Call Burton or email them and explain the situation. They have what they call the W48 program on warranties. If it's a legit warranty it will be covered, if it's not you will have your boots back in 48 hours of them receiving them. 

You are correct that stiff boots in snowboarding are like stiff boots in skiing.


----------



## speedjason (May 2, 2013)

If traditional lacing is not too much work for you, you can try that see if the laces stay tight.
Other considerations like boa is also pretty good.
I think the loosening of your boots is simply quality control issue.


----------



## essie52 (Mar 19, 2014)

Thanks for the replies! I guess the decision I need to make is whether to get the Mints fixed or just get a new stiffer boot. 

E


----------



## essie52 (Mar 19, 2014)

Argh! Just called three shops within an hour of me and their selection of female boots were pathetic. Everyone had Burton and one other brand which varied.

I have always been opposed to buying online (because of fit issues and support local) but... frustrated.

E


----------



## radiomuse210 (Sep 5, 2014)

Don't worry about getting another Burton boot. Limited selection IS frustrating...but once I found the boot I want to stick with, I have no problem buying online since I know exactly what I want.

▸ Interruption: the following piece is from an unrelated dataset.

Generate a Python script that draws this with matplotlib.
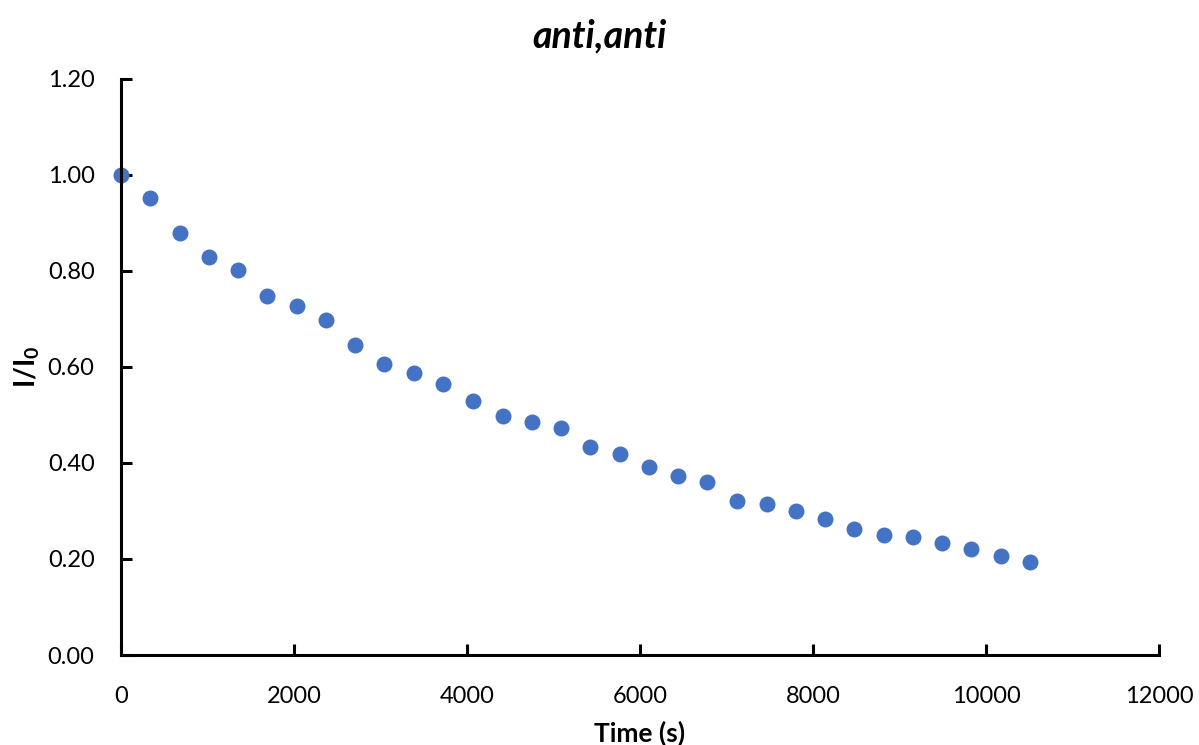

BUT since you are just starting out and are dealing with a unique situation, I would definitely go into the shop. Also keep in mind that insloes are available that may help with the differences you may feel between your feet or just make the fit/comfort better in general. Unfortunately, I don't have any advice specific to what you're dealing with. I personally love the dual boa of 32 Binary Boa boots. The bees knees. And the Stilettos are pretty soft - I used to ride them - but I've always been happy with them. I found they did well when I bumped up the stiffness of my boot. In the future as you get better, you'll probably want to look into a little stiffer/higher-end binding, but I think you'll be fine with those for a bit.


----------



## wrathfuldeity (Oct 5, 2007)

idk...but can only imagine that you will want fairly stiff boots...so perhaps look for another good fitting brand/model. I've never been a fan of speed laces...cause the cam holding the laces can wear or the laces can wear. Perhaps look for a stiff model/brand with at least double boa or triple boa system or just use traditional laces with zonal tying. I say pm BA, wiredsport and Neni for recommendations.


----------